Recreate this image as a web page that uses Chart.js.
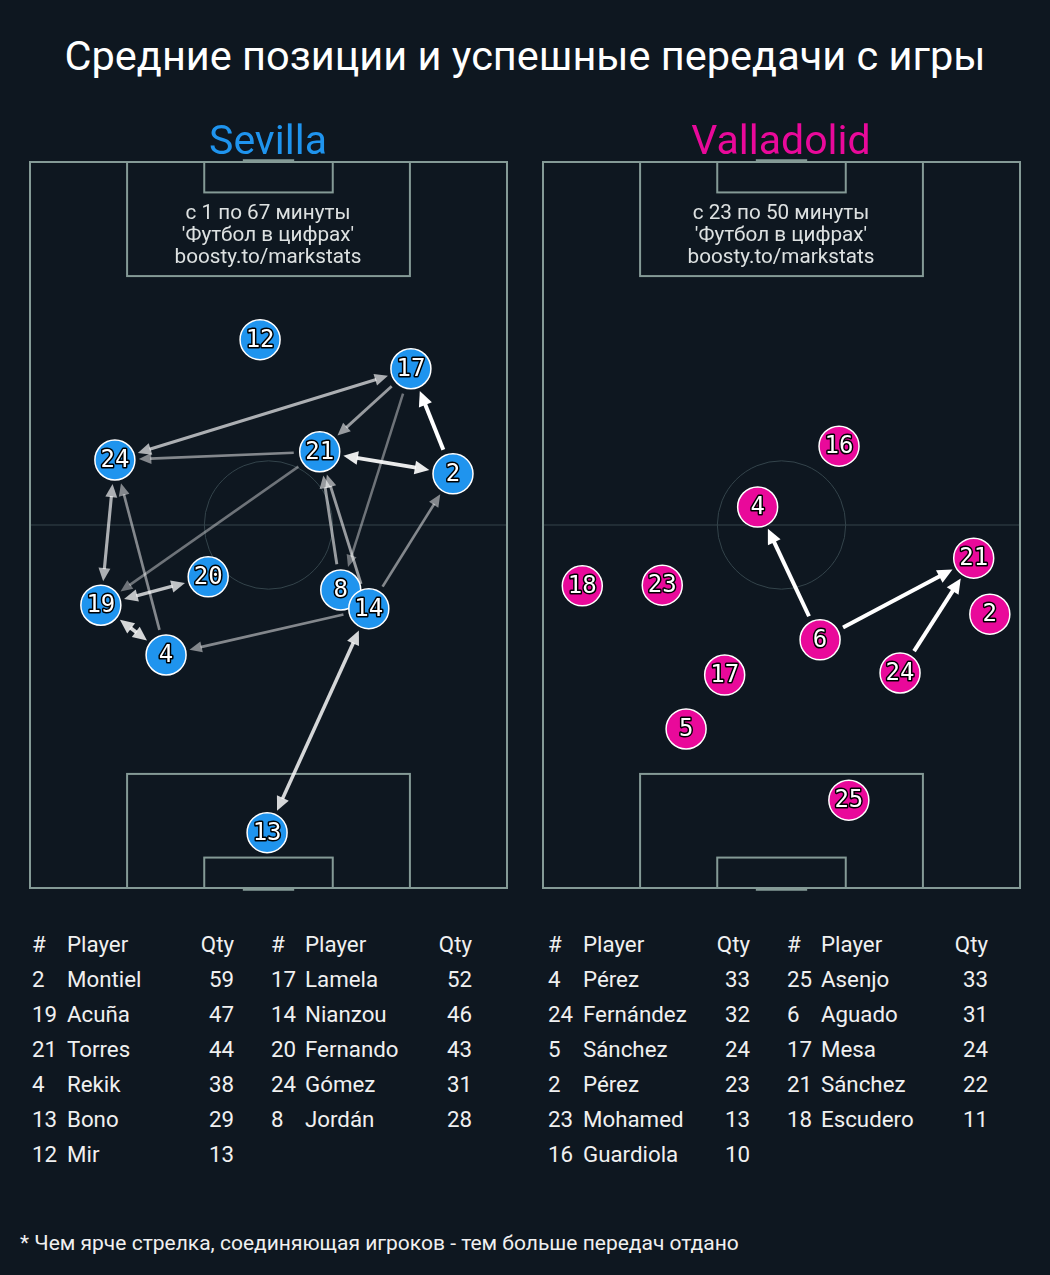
<!DOCTYPE html>
<html>
<head>
<meta charset="utf-8">
<script src="https://cdn.jsdelivr.net/npm/chart.js@4.4.1/dist/chart.umd.min.js"></script>
<style>
  body { margin: 0; background: #0e1720; width: 1050px; height: 1275px; overflow: hidden; font-family: Roboto, sans-serif; color: #fff; }
  .abs { position: absolute; white-space: nowrap; line-height: 1; }
  .pitch { position: absolute; top: 152px; width: 497px; height: 746px; }
</style>
</head>
<body>
<div class="pitch" style="left:20px"><canvas id="sevChart" width="497" height="746"></canvas></div>
<div class="pitch" style="left:533px"><canvas id="vllChart" width="497" height="746"></canvas></div>

<script>
// --- DATOS: posiciones medias (metros, campo 68 x 105, y=0 propia porteria) ---
const sevNumbers = [12, 17, 24, 21, 2, 20, 19, 8, 14, 4, 13];
const sevX = [32.8, 54.3, 12.1, 41.3, 60.3, 25.4, 10.1, 44.3, 48.3, 19.4, 33.8];
const sevY = [79.3, 75.1, 61.9, 63.1, 59.9, 45.0, 40.9, 43.1, 40.4, 33.7, 8.0];

const vllNumbers = [16, 4, 21, 18, 23, 2, 6, 24, 17, 5, 25];
const vllX = [42.2, 30.6, 61.4, 5.6, 17.0, 63.7, 39.5, 50.9, 25.9, 20.4, 43.6];
const vllY = [63.9, 55.1, 47.7, 43.7, 43.8, 39.6, 35.9, 31.1, 30.8, 23.0, 12.7];

// --- PASES (de, a, cantidad) ---
const sevPassFrom  = [2, 2, 21, 13, 14, 19, 4, 20, 19, 24, 19, 24, 17, 17, 8, 14, 4, 21, 14, 14, 17, 21];
const sevPassTo    = [17, 21, 2, 14, 13, 4, 19, 19, 20, 19, 24, 17, 24, 21, 21, 21, 24, 24, 4, 2, 8, 19];
const sevPassCount = [10, 9, 9, 8, 8, 8, 8, 7, 7, 6, 6, 6, 6, 5, 5, 5, 4, 4, 4, 4, 3, 3];

const vllPassFrom  = [6, 6, 24];
const vllPassTo    = [4, 21, 21];
const vllPassCount = [10, 10, 10];

// --- TABLAS ---
const sevTableNum  = [2, 19, 21, 4, 13, 12, 17, 14, 20, 24, 8];
const sevTableName = ['Montiel', 'Acuña', 'Torres', 'Rekik', 'Bono', 'Mir', 'Lamela', 'Nianzou', 'Fernando', 'Gómez', 'Jordán'];
const sevTableQty  = [59, 47, 44, 38, 29, 13, 52, 46, 43, 31, 28];

const vllTableNum  = [4, 24, 5, 2, 23, 16, 25, 6, 17, 21, 18];
const vllTableName = ['Pérez', 'Fernández', 'Sánchez', 'Pérez', 'Mohamed', 'Guardiola', 'Asenjo', 'Aguado', 'Mesa', 'Sánchez', 'Escudero'];
const vllTableQty  = [33, 32, 24, 23, 13, 10, 33, 31, 24, 22, 11];

const SEV_COLOR = '#1f94ee';
const VLL_COLOR = '#e9099a';
const LINE_COLOR = '#849a96';
const DIM_LINE = '#34444b';
const R = 20;

// --- TEXTO HTML ---
function addText(text, x, baseline, size, color, align) {
    const el = document.createElement('div');
    el.className = 'abs';
    el.textContent = text;
    el.style.fontSize = size + 'px';
    el.style.color = color;
    el.style.top = (baseline - 0.8415 * size) + 'px';
    el.style.left = x + 'px';
    if (align === 'center') el.style.transform = 'translateX(-50%)';
    if (align === 'right') el.style.transform = 'translateX(-100%)';
    document.body.appendChild(el);
}

addText('Средние позиции и успешные передачи с игры', 525, 70, 41.5, '#ffffff', 'center');
addText('Sevilla', 268, 155, 41, SEV_COLOR, 'center');
addText('Valladolid', 781, 155, 41, VLL_COLOR, 'center');

['с 1 по 67 минуты', "'Футбол в цифрах'", 'boosty.to/markstats'].forEach((t, i) => addText(t, 268, 219 + i * 22, 20.7, '#dde1e1', 'center'));
['с 23 по 50 минуты', "'Футбол в цифрах'", 'boosty.to/markstats'].forEach((t, i) => addText(t, 781, 219 + i * 22, 20.7, '#dde1e1', 'center'));

function addTable(nums, names, qtys, numX, nameX, qtyX) {
    const fs = 22.3, col = '#f0f0f0';
    addText('#', numX, 952, fs, col, 'left');
    addText('Player', nameX, 952, fs, col, 'left');
    addText('Qty', qtyX, 952, fs, col, 'right');
    nums.forEach((n, i) => {
        const y = 952 + (i + 1) * 35;
        addText(String(n), numX, y, fs, col, 'left');
        addText(names[i], nameX, y, fs, col, 'left');
        addText(String(qtys[i]), qtyX, y, fs, col, 'right');
    });
}
addTable(sevTableNum.slice(0, 6), sevTableName.slice(0, 6), sevTableQty.slice(0, 6), 32, 67, 234);
addTable(sevTableNum.slice(6), sevTableName.slice(6), sevTableQty.slice(6), 271, 305, 472);
addTable(vllTableNum.slice(0, 6), vllTableName.slice(0, 6), vllTableQty.slice(0, 6), 548, 583, 750);
addTable(vllTableNum.slice(6), vllTableName.slice(6), vllTableQty.slice(6), 787, 821, 988);

addText('* Чем ярче стрелка, соединяющая игроков - тем больше передач отдано', 20, 1251, 21, '#f0f0f0', 'left');

// --- DIBUJO DEL CAMPO ---
function drawPitch(ctx, xs, ys) {
    const px = v => xs.getPixelForValue(v);
    const py = v => ys.getPixelForValue(v);
    const rect = (x0, y0, x1, y1) => {
        ctx.strokeRect(px(x0), py(y1), px(x1) - px(x0), py(y0) - py(y1));
    };
    ctx.save();
    // linea media y circulo
    ctx.strokeStyle = DIM_LINE;
    ctx.lineWidth = 1;
    ctx.beginPath();
    ctx.moveTo(px(0), py(52.5));
    ctx.lineTo(px(68), py(52.5));
    ctx.stroke();
    ctx.beginPath();
    ctx.arc(px(34), py(52.5), px(9.15) - px(0), 0, Math.PI * 2);
    ctx.stroke();

    ctx.strokeStyle = LINE_COLOR;
    ctx.lineWidth = 2;
    rect(0, 0, 68, 105);
    rect(13.84, 0, 54.16, 16.5);
    rect(13.84, 88.5, 54.16, 105);
    rect(24.84, 0, 43.16, 4.4);
    rect(24.84, 100.6, 43.16, 105);
    ctx.lineWidth = 2.5;
    ctx.beginPath();
    ctx.moveTo(px(30.34), py(105) - 1.5); ctx.lineTo(px(37.66), py(105) - 1.5);
    ctx.moveTo(px(30.34), py(0) + 1.5); ctx.lineTo(px(37.66), py(0) + 1.5);
    ctx.stroke();
    ctx.restore();
}

function passStyle(count) {
    const t = Math.max(0, Math.min(1, (count - 3) / 7));
    return { alpha: 0.4 + 0.6 * t, width: 2.5 + 1.5 * t };
}

function drawPasses(ctx, xs, ys, numbers, X, Y, from, to, counts) {
    const pos = {};
    numbers.forEach((n, i) => { pos[n] = { x: xs.getPixelForValue(X[i]), y: ys.getPixelForValue(Y[i]) }; });
    const pairs = {};
    from.forEach((f, i) => {
        const t = to[i];
        const key = Math.min(f, t) + '-' + Math.max(f, t);
        if (!pairs[key]) pairs[key] = { a: f, b: t, count: 0, heads: [] };
        pairs[key].count = Math.max(pairs[key].count, counts[i]);
        pairs[key].heads.push(t);
    });
    const list = Object.values(pairs).sort((p, q) => p.count - q.count);
    ctx.save();
    list.forEach(p => {
        const st = passStyle(p.count);
        const A = pos[p.a], B = pos[p.b];
        const dx = B.x - A.x, dy = B.y - A.y;
        const len = Math.hypot(dx, dy);
        const ux = dx / len, uy = dy / len;
        const headLen = 2 * st.width + 7;
        const halfW = 1.2 * st.width + 2.2;
        const headA = p.heads.includes(p.a), headB = p.heads.includes(p.b);
        const s0 = headA ? R + 4 + headLen - 1 : R + 6;
        const s1 = headB ? R + 4 + headLen - 1 : R + 6;
        ctx.strokeStyle = `rgba(255,255,255,${st.alpha})`;
        ctx.fillStyle = `rgba(255,255,255,${st.alpha})`;
        ctx.lineWidth = st.width;
        ctx.beginPath();
        ctx.moveTo(A.x + ux * s0, A.y + uy * s0);
        ctx.lineTo(B.x - ux * s1, B.y - uy * s1);
        ctx.stroke();
        const head = (P, sx, sy) => {
            const tx = P.x + sx * (R + 4), ty = P.y + sy * (R + 4);
            const bx = tx + sx * headLen, by = ty + sy * headLen;
            ctx.beginPath();
            ctx.moveTo(tx, ty);
            ctx.lineTo(bx - sy * halfW, by + sx * halfW);
            ctx.lineTo(bx + sy * halfW, by - sx * halfW);
            ctx.closePath();
            ctx.fill();
        };
        if (headB) head(B, -ux, -uy);
        if (headA) head(A, ux, uy);
    });
    ctx.restore();
}

function drawNumbers(chart, numbers) {
    const ctx = chart.ctx;
    const meta = chart.getDatasetMeta(0);
    ctx.save();
    ctx.font = '24px "DejaVu Sans Mono"';
    ctx.textAlign = 'center';
    ctx.textBaseline = 'middle';
    ctx.lineJoin = 'round';
    meta.data.forEach((el, i) => {
        const t = String(numbers[i]);
        ctx.strokeStyle = '#000';
        ctx.lineWidth = 3;
        ctx.strokeText(t, el.x, el.y + 1);
        ctx.fillStyle = '#fff';
        ctx.fillText(t, el.x, el.y + 1);
    });
    ctx.restore();
}

function createPitchChart(id, numbers, X, Y, from, to, counts, color) {
    const ctx = document.getElementById(id).getContext('2d');
    const points = numbers.map((n, i) => ({ x: X[i], y: Y[i] }));
    const pitchPlugin = {
        id: 'pitch_' + id,
        beforeDatasetsDraw(chart) {
            const xs = chart.scales.x, ys = chart.scales.y;
            drawPitch(chart.ctx, xs, ys);
            drawPasses(chart.ctx, xs, ys, numbers, X, Y, from, to, counts);
        },
        afterDatasetsDraw(chart) {
            drawNumbers(chart, numbers);
        }
    };
    return new Chart(ctx, {
        type: 'scatter',
        data: {
            datasets: [{
                data: points,
                backgroundColor: color,
                borderColor: '#ffffff',
                borderWidth: 1.5,
                pointRadius: R,
                pointHoverRadius: R,
                clip: false
            }]
        },
        options: {
            responsive: false,
            maintainAspectRatio: false,
            animation: false,
            events: [],
            layout: { padding: 10, autoPadding: false },
            scales: {
                x: { type: 'linear', min: 0, max: 68, display: false },
                y: { type: 'linear', min: 0, max: 105, display: false }
            },
            plugins: { legend: { display: false }, tooltip: { enabled: false } }
        },
        plugins: [pitchPlugin]
    });
}

createPitchChart('sevChart', sevNumbers, sevX, sevY, sevPassFrom, sevPassTo, sevPassCount, SEV_COLOR);
createPitchChart('vllChart', vllNumbers, vllX, vllY, vllPassFrom, vllPassTo, vllPassCount, VLL_COLOR);
</script>
</body>
</html>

■ BRIEF ■
Skip the pictures and restate exactly the lines from the beginning of the listing to the line with "40.4, 33.7, 8.0];", that line included.

■ EXERCISE RESPONSE ■
Recreate this image as a web page that uses Chart.js.
<!DOCTYPE html>
<html>
<head>
<meta charset="utf-8">
<script src="https://cdn.jsdelivr.net/npm/chart.js@4.4.1/dist/chart.umd.min.js"></script>
<style>
  body { margin: 0; background: #0e1720; width: 1050px; height: 1275px; overflow: hidden; font-family: Roboto, sans-serif; color: #fff; }
  .abs { position: absolute; white-space: nowrap; line-height: 1; }
  .pitch { position: absolute; top: 152px; width: 497px; height: 746px; }
</style>
</head>
<body>
<div class="pitch" style="left:20px"><canvas id="sevChart" width="497" height="746"></canvas></div>
<div class="pitch" style="left:533px"><canvas id="vllChart" width="497" height="746"></canvas></div>

<script>
// --- DATOS: posiciones medias (metros, campo 68 x 105, y=0 propia porteria) ---
const sevNumbers = [12, 17, 24, 21, 2, 20, 19, 8, 14, 4, 13];
const sevX = [32.8, 54.3, 12.1, 41.3, 60.3, 25.4, 10.1, 44.3, 48.3, 19.4, 33.8];
const sevY = [79.3, 75.1, 61.9, 63.1, 59.9, 45.0, 40.9, 43.1, 40.4, 33.7, 8.0];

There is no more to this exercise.